>>>
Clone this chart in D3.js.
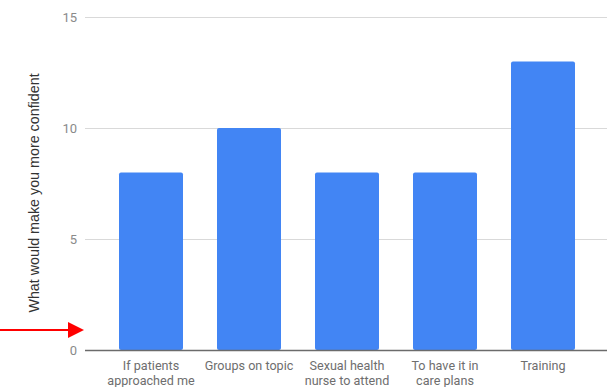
<!DOCTYPE html>
<html>
<head>
<meta charset="utf-8">
<script src="https://cdn.jsdelivr.net/npm/d3@7"></script>
<style>
  html, body { margin: 0; padding: 0; background: #fff; }
  svg { display: block; }
</style>
</head>
<body>
<svg id="chart" width="607" height="387"></svg>
<script>
// Responses: what would make staff more confident
const categories = [
  ["If patients", "approached me"],
  ["Groups on topic"],
  ["Sexual health", "nurse to attend"],
  ["To have it in", "care plans"],
  ["Training"]
];
const values = [8, 10, 8, 8, 13];
const yTicks = [0, 5, 10, 15];
const yTitle = "What would make you more confident";

const svg = d3.select("#chart");
const W = 607, H = 387;
const left = 85, zeroY = 350, topY = 17;

const y = d3.scaleLinear().domain([0, 15]).range([zeroY, topY]);
const x = d3.scaleBand()
  .domain(d3.range(categories.length))
  .range([102, 592])
  .paddingInner(0.347)
  .paddingOuter(0.1735);

// gridlines
svg.append("g").selectAll("line")
  .data(yTicks.filter(d => d !== 0))
  .join("line")
  .attr("x1", left).attr("x2", W)
  .attr("y1", d => Math.round(y(d)) + 0.5).attr("y2", d => Math.round(y(d)) + 0.5)
  .attr("stroke", "#d9d9d9").attr("stroke-width", 1);

// tick labels
svg.append("g").selectAll("text")
  .data(yTicks)
  .join("text")
  .attr("x", 77).attr("y", d => y(d))
  .attr("dy", "0.35em")
  .attr("text-anchor", "end")
  .attr("font-family", "Roboto, sans-serif")
  .attr("font-size", 13)
  .attr("fill", "#8a8a8a")
  .text(d => d);

// bars
svg.append("g").selectAll("rect")
  .data(values)
  .join("rect")
  .attr("x", (d, i) => x(i))
  .attr("y", d => y(d))
  .attr("width", x.bandwidth())
  .attr("height", d => zeroY - y(d))
  .attr("rx", 2).attr("ry", 2)
  .attr("fill", "#4285f4");

// baseline
svg.append("line")
  .attr("x1", left).attr("x2", W)
  .attr("y1", zeroY + 0.5).attr("y2", zeroY + 0.5)
  .attr("stroke", "#6b6b6b").attr("stroke-width", 1.5);

// category labels
const lab = svg.append("g").selectAll("text")
  .data(categories)
  .join("text")
  .attr("x", (d, i) => x(i) + x.bandwidth() / 2)
  .attr("y", 370)
  .attr("text-anchor", "middle")
  .attr("font-family", "Roboto, sans-serif")
  .attr("font-size", 12.6)
  .attr("fill", "#6e6e6e");
lab.selectAll("tspan")
  .data(d => d)
  .join("tspan")
  .attr("x", function() { return d3.select(this.parentNode).attr("x"); })
  .attr("dy", (d, i) => i === 0 ? 0 : 15)
  .text(d => d);

// y-axis title
svg.append("text")
  .attr("transform", "translate(39,193) rotate(-90)")
  .attr("text-anchor", "middle")
  .attr("font-family", "Liberation Sans, Arial, sans-serif")
  .attr("font-size", 14.3)
  .attr("fill", "#333")
  .text(yTitle);

// red pointer arrow
svg.append("line")
  .attr("x1", 0).attr("x2", 72)
  .attr("y1", 330).attr("y2", 330)
  .attr("stroke", "#ff0000").attr("stroke-width", 2);
svg.append("path")
  .attr("d", d3.line()([[68, 322], [84, 330], [68, 338]]) + "Z")
  .attr("fill", "#ff0000");
</script>
</body>
</html>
<<<
## Exercise
Go through the listing above and quote it exactly, apart from its images.

## Full output
Clone this chart in D3.js.
<!DOCTYPE html>
<html>
<head>
<meta charset="utf-8">
<script src="https://cdn.jsdelivr.net/npm/d3@7"></script>
<style>
  html, body { margin: 0; padding: 0; background: #fff; }
  svg { display: block; }
</style>
</head>
<body>
<svg id="chart" width="607" height="387"></svg>
<script>
// Responses: what would make staff more confident
const categories = [
  ["If patients", "approached me"],
  ["Groups on topic"],
  ["Sexual health", "nurse to attend"],
  ["To have it in", "care plans"],
  ["Training"]
];
const values = [8, 10, 8, 8, 13];
const yTicks = [0, 5, 10, 15];
const yTitle = "What would make you more confident";

const svg = d3.select("#chart");
const W = 607, H = 387;
const left = 85, zeroY = 350, topY = 17;

const y = d3.scaleLinear().domain([0, 15]).range([zeroY, topY]);
const x = d3.scaleBand()
  .domain(d3.range(categories.length))
  .range([102, 592])
  .paddingInner(0.347)
  .paddingOuter(0.1735);

// gridlines
svg.append("g").selectAll("line")
  .data(yTicks.filter(d => d !== 0))
  .join("line")
  .attr("x1", left).attr("x2", W)
  .attr("y1", d => Math.round(y(d)) + 0.5).attr("y2", d => Math.round(y(d)) + 0.5)
  .attr("stroke", "#d9d9d9").attr("stroke-width", 1);

// tick labels
svg.append("g").selectAll("text")
  .data(yTicks)
  .join("text")
  .attr("x", 77).attr("y", d => y(d))
  .attr("dy", "0.35em")
  .attr("text-anchor", "end")
  .attr("font-family", "Roboto, sans-serif")
  .attr("font-size", 13)
  .attr("fill", "#8a8a8a")
  .text(d => d);

// bars
svg.append("g").selectAll("rect")
  .data(values)
  .join("rect")
  .attr("x", (d, i) => x(i))
  .attr("y", d => y(d))
  .attr("width", x.bandwidth())
  .attr("height", d => zeroY - y(d))
  .attr("rx", 2).attr("ry", 2)
  .attr("fill", "#4285f4");

// baseline
svg.append("line")
  .attr("x1", left).attr("x2", W)
  .attr("y1", zeroY + 0.5).attr("y2", zeroY + 0.5)
  .attr("stroke", "#6b6b6b").attr("stroke-width", 1.5);

// category labels
const lab = svg.append("g").selectAll("text")
  .data(categories)
  .join("text")
  .attr("x", (d, i) => x(i) + x.bandwidth() / 2)
  .attr("y", 370)
  .attr("text-anchor", "middle")
  .attr("font-family", "Roboto, sans-serif")
  .attr("font-size", 12.6)
  .attr("fill", "#6e6e6e");
lab.selectAll("tspan")
  .data(d => d)
  .join("tspan")
  .attr("x", function() { return d3.select(this.parentNode).attr("x"); })
  .attr("dy", (d, i) => i === 0 ? 0 : 15)
  .text(d => d);

// y-axis title
svg.append("text")
  .attr("transform", "translate(39,193) rotate(-90)")
  .attr("text-anchor", "middle")
  .attr("font-family", "Liberation Sans, Arial, sans-serif")
  .attr("font-size", 14.3)
  .attr("fill", "#333")
  .text(yTitle);

// red pointer arrow
svg.append("line")
  .attr("x1", 0).attr("x2", 72)
  .attr("y1", 330).attr("y2", 330)
  .attr("stroke", "#ff0000").attr("stroke-width", 2);
svg.append("path")
  .attr("d", d3.line()([[68, 322], [84, 330], [68, 338]]) + "Z")
  .attr("fill", "#ff0000");
</script>
</body>
</html>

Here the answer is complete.